Spidering JavaScript-manipulated HTML with PhantomJS - Stefaan Lippens inserts content here

Even if you are in an automated context, not using a typical browser, fetching the data/webpage from an URL is easy. There are command line tools like wget and curl, and every programming library has its share of libraries to build on.

But what if you need the HTML markup of page after it has been manipulated with JavaScript?

PhantomJS is a headless WebKit browser that is scriptable with a JavaScript API, useful for automated testing, screen capturing, page load time monitoring and the like. It's also handy for our problem to "download" JavaScript-manipulated page markup.

While there quite some pointers and examples on the internet, it was not immediately obvious how to get things working as desired.

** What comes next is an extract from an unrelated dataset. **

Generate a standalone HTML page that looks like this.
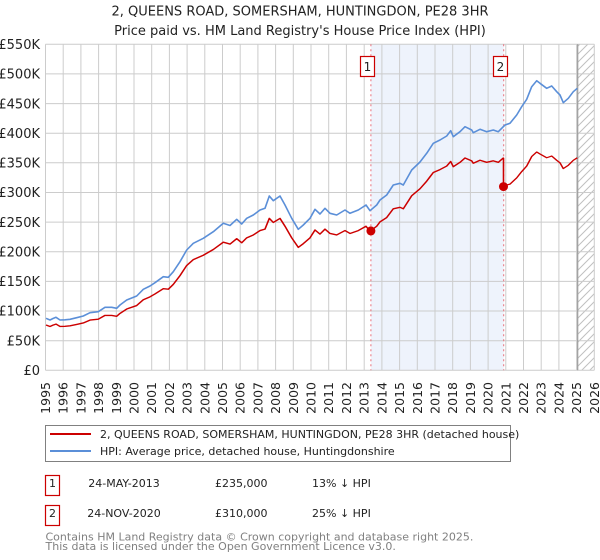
<!DOCTYPE html>
<html><head><meta charset="utf-8"><style>
html,body{margin:0;padding:0;background:#fff;}
svg{display:block;font-family:"DejaVu Sans","Liberation Sans",sans-serif;}
</style></head><body>
<svg width="600" height="560" viewBox="0 0 600 560" xmlns="http://www.w3.org/2000/svg">
<defs>
<pattern id="hatch" patternUnits="userSpaceOnUse" width="8" height="8">
<path d="M-2,2 L2,-2 M0,8 L8,0 M6,10 L10,6" stroke="#c0c0c0" stroke-width="1"/>
</pattern>
<clipPath id="c1"><rect x="40" y="40" width="463.5" height="340"/></clipPath>
<clipPath id="c2"><rect x="503.5" y="40" width="100" height="340"/></clipPath>
</defs>
<text x="300" y="15.3" font-size="13" text-anchor="middle" fill="#222">2, QUEENS ROAD, SOMERSHAM, HUNTINGDON, PE28 3HR</text>
<text x="300" y="35.2" font-size="13" text-anchor="middle" fill="#222">Price paid vs. HM Land Registry's House Price Index (HPI)</text>
<rect x="370.9" y="44.3" width="132.8" height="326" fill="#eef3fc"/>
<rect x="577.7" y="44.3" width="16.6" height="326" fill="url(#hatch)"/>
<g stroke="#cccccc" stroke-width="1" fill="none">
<path d="M45.5,44.3V370.3M63.2,44.3V370.3M80.9,44.3V370.3M98.6,44.3V370.3M116.3,44.3V370.3M134,44.3V370.3M151.7,44.3V370.3M169.4,44.3V370.3M187.1,44.3V370.3M204.8,44.3V370.3M222.5,44.3V370.3M240.2,44.3V370.3M257.9,44.3V370.3M275.6,44.3V370.3M293.3,44.3V370.3M311,44.3V370.3M328.7,44.3V370.3M346.4,44.3V370.3M364.2,44.3V370.3M381.9,44.3V370.3M399.6,44.3V370.3M417.3,44.3V370.3M435,44.3V370.3M452.7,44.3V370.3M470.4,44.3V370.3M488.1,44.3V370.3M505.8,44.3V370.3M523.5,44.3V370.3M541.2,44.3V370.3M558.9,44.3V370.3M576.6,44.3V370.3M594.3,44.3V370.3"/>
<path d="M45.5,370.3H594.3M45.5,340.7H594.3M45.5,311H594.3M45.5,281.4H594.3M45.5,251.8H594.3M45.5,222.1H594.3M45.5,192.5H594.3M45.5,162.8H594.3M45.5,133.2H594.3M45.5,103.6H594.3M45.5,73.9H594.3M45.5,44.3H594.3"/>
</g>
<line x1="577.7" y1="44.3" x2="577.7" y2="370.3" stroke="#9a9a9a" stroke-width="1.2"/>
<g stroke="#e8707a" stroke-width="1" stroke-dasharray="2,3">
<line x1="370.9" y1="44.3" x2="370.9" y2="370.3"/>
<line x1="503.7" y1="44.3" x2="503.7" y2="370.3"/>
</g>
<g font-size="13" fill="#222" text-anchor="end">
<text x="40" y="49">£550K</text>
<text x="40" y="78.6">£500K</text>
<text x="40" y="108.3">£450K</text>
<text x="40" y="137.9">£400K</text>
<text x="40" y="167.5">£350K</text>
<text x="40" y="197.2">£300K</text>
<text x="40" y="226.8">£250K</text>
<text x="40" y="256.5">£200K</text>
<text x="40" y="286.1">£150K</text>
<text x="40" y="315.7">£100K</text>
<text x="40" y="345.4">£50K</text>
<text x="40" y="375">£0</text>
</g>
<g font-size="12.5" fill="#222" text-anchor="end">
<text transform="translate(50,382) rotate(-90)">1995</text>
<text transform="translate(67.7,382) rotate(-90)">1996</text>
<text transform="translate(85.4,382) rotate(-90)">1997</text>
<text transform="translate(103.1,382) rotate(-90)">1998</text>
<text transform="translate(120.8,382) rotate(-90)">1999</text>
<text transform="translate(138.5,382) rotate(-90)">2000</text>
<text transform="translate(156.2,382) rotate(-90)">2001</text>
<text transform="translate(173.9,382) rotate(-90)">2002</text>
<text transform="translate(191.6,382) rotate(-90)">2003</text>
<text transform="translate(209.3,382) rotate(-90)">2004</text>
<text transform="translate(227,382) rotate(-90)">2005</text>
<text transform="translate(244.7,382) rotate(-90)">2006</text>
<text transform="translate(262.4,382) rotate(-90)">2007</text>
<text transform="translate(280.1,382) rotate(-90)">2008</text>
<text transform="translate(297.8,382) rotate(-90)">2009</text>
<text transform="translate(315.5,382) rotate(-90)">2010</text>
<text transform="translate(333.2,382) rotate(-90)">2011</text>
<text transform="translate(350.9,382) rotate(-90)">2012</text>
<text transform="translate(368.7,382) rotate(-90)">2013</text>
<text transform="translate(386.4,382) rotate(-90)">2014</text>
<text transform="translate(404.1,382) rotate(-90)">2015</text>
<text transform="translate(421.8,382) rotate(-90)">2016</text>
<text transform="translate(439.5,382) rotate(-90)">2017</text>
<text transform="translate(457.2,382) rotate(-90)">2018</text>
<text transform="translate(474.9,382) rotate(-90)">2019</text>
<text transform="translate(492.6,382) rotate(-90)">2020</text>
<text transform="translate(510.3,382) rotate(-90)">2021</text>
<text transform="translate(528,382) rotate(-90)">2022</text>
<text transform="translate(545.7,382) rotate(-90)">2023</text>
<text transform="translate(563.4,382) rotate(-90)">2024</text>
<text transform="translate(581.1,382) rotate(-90)">2025</text>
<text transform="translate(598.8,382) rotate(-90)">2026</text>
</g>
<defs>
<path id="hpi" d="M46,318.3 L50,320 L53,318.5 L56,317.3 L60,320 L65,319.8 L70,319.3 L76.7,317.7 L83.3,316 L90,312.7 L98.3,311.7 L105,307.3 L111.7,307.3 L116.7,308.3 L120,305 L126.7,300 L136.7,296 L143.3,289.3 L150,286 L155,282.7 L163.3,276.7 L168.3,277.3 L173.3,271.7 L180,261.7 L186.7,250 L193.3,243.3 L203.3,238.3 L213.3,231.7 L223.3,223.3 L230,225.5 L236.7,219.3 L241.7,224 L246.7,218.3 L253.3,215 L260,210 L265,208.3 L269.3,196 L273.3,200.7 L280,196 L285,205 L291.7,218.3 L298.3,229.3 L303.3,225 L310,218.3 L315,209.3 L320,214 L325,208.3 L330,213.3 L336.7,215 L345,210 L350,213.3 L358.3,210 L366,205 L370,210.7 L376.7,205 L380,200 L386.7,195 L393.3,185 L400,183.3 L403.3,185 L411.7,170 L420,162 L426.7,153.3 L430,148.3 L433.3,143.3 L440,140 L446.7,136 L450.7,130.7 L453.3,136.7 L460,131.7 L465,126.7 L471.7,130 L473.3,132.7 L480,129.3 L486.7,131.7 L493.3,130 L498.3,131.7 L501.7,128.3 L505,125 L510,123.3 L516.7,115 L521.7,106.7 L526.7,99.3 L531.7,86.7 L536.7,80.7 L540,83.3 L546.7,88.3 L551.7,86 L556.7,91.7 L560,95 L563.3,102.7 L568.3,98.3 L573.3,91.7 L577.3,88.3"/>
</defs>
<use href="#hpi" stroke="#5b8fd8" stroke-width="1.6" fill="none" stroke-linejoin="round"/>
<g clip-path="url(#c1)">
<g transform="matrix(1 0 0 0.8716 0 47.55)">
<use href="#hpi" stroke="#cc0000" stroke-width="1.6" fill="none" stroke-linejoin="round" vector-effect="non-scaling-stroke"/>
</g>
</g>
<g clip-path="url(#c2)">
<g transform="matrix(1 0 0 0.7537 0 91.2)">
<use href="#hpi" stroke="#cc0000" stroke-width="1.6" fill="none" stroke-linejoin="round" vector-effect="non-scaling-stroke"/>
</g>
</g>
<line x1="503.5" y1="157.8" x2="503.5" y2="186.6" stroke="#cc0000" stroke-width="1.6"/>
<circle cx="370.9" cy="230.9" r="4.5" fill="#cc0000"/>
<circle cx="503.5" cy="186.6" r="4.5" fill="#cc0000"/>
<rect x="360.5" y="56.5" width="14" height="20" fill="#fff" stroke="#cc0000" stroke-width="1.2"/>
<text x="367.5" y="71" font-size="12" text-anchor="middle" fill="#222">1</text>
<rect x="493.5" y="56.5" width="14" height="20" fill="#fff" stroke="#cc0000" stroke-width="1.2"/>
<text x="500.5" y="71" font-size="12" text-anchor="middle" fill="#222">2</text>
<rect x="45.5" y="425.5" width="465" height="36" fill="#fff" stroke="#808080" stroke-width="1"/>
<line x1="50" y1="434" x2="91" y2="434" stroke="#cc0000" stroke-width="2"/>
<line x1="50" y1="451" x2="91" y2="451" stroke="#5b8fd8" stroke-width="2"/>
<text x="100" y="438" font-size="11" fill="#222">2, QUEENS ROAD, SOMERSHAM, HUNTINGDON, PE28 3HR (detached house)</text>
<text x="100" y="455" font-size="11" fill="#222">HPI: Average price, detached house, Huntingdonshire</text>
<rect x="45.5" y="475.5" width="14" height="20" fill="#fff" stroke="#cc0000" stroke-width="1.2"/>
<text x="52.5" y="487" font-size="11" text-anchor="middle" fill="#222">1</text>
<text x="124" y="487" font-size="11" text-anchor="middle" fill="#222">24-MAY-2013</text>
<text x="215" y="487" font-size="11" fill="#222">£235,000</text>
<text x="312" y="487" font-size="11" fill="#222">13% ↓ HPI</text>
<rect x="45.5" y="505.5" width="14" height="20" fill="#fff" stroke="#cc0000" stroke-width="1.2"/>
<text x="52.5" y="517" font-size="11" text-anchor="middle" fill="#222">2</text>
<text x="124" y="517" font-size="11" text-anchor="middle" fill="#222">24-NOV-2020</text>
<text x="215" y="517" font-size="11" fill="#222">£310,000</text>
<text x="312" y="517" font-size="11" fill="#222">25% ↓ HPI</text>
<text x="45.5" y="540.5" font-size="11" fill="#808080">Contains HM Land Registry data © Crown copyright and database right 2025.</text>
<text x="45.5" y="550" font-size="11" fill="#808080">This data is licensed under the Open Government Licence v3.0.</text>
</svg>
</body></html>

The biggest confusion came from the fact that the scriptable PhantomJS browser and the webpage run in separate "sandboxes". Apart from separate variable pools, console.log() messages from the webpage context won't be visible by default, while the ones from the PhantomJS context work normally, which was puzzling at first while debugging.

Anyway, here is some boilerplate to solve the problem, using page.evaluate() to evaluate a function in the webpage's context and returning the document's outerHTML back in the PhantomJS context to be rendered on standard output.

// The URL to load.
var url = 'http://www.google.com';

// Start a PhantomJS "page" and point it to the desired URL.
var page = require('webpage').create();
page.open(url, function(status) {

    if (status === 'success') {

        // Run a function in the webpage's context and catch what it returns.
        var html = page.evaluate(function() {
            // Optionally, do some more page manipulation here.
            // ...

            // Return the HTML from the loaded and JS-manipulated page.
            // Note that a console.log() here in this context won't be visible (by default).
            return document.documentElement.outerHTML;
        });

        // Print the HTML to standard output.
        console.log(html);
    }

    // Make sure we quit PhantomJS, no point to keep waiting for nothing.
    phantom.exit();
});

Update

Apparently there is a shorter way to do this, as pointed out by Ariya Hidayat, one of the guys behind PhantomJS:

var url = 'http://www.google.com';

var page = require('webpage').create();
page.open(url, function () {
    console.log(page.content);
    phantom.exit();
});

Great!

Still, in case you want to do some extra manipulation to the page before dumping it, the former boilerplate snippet might still be useful.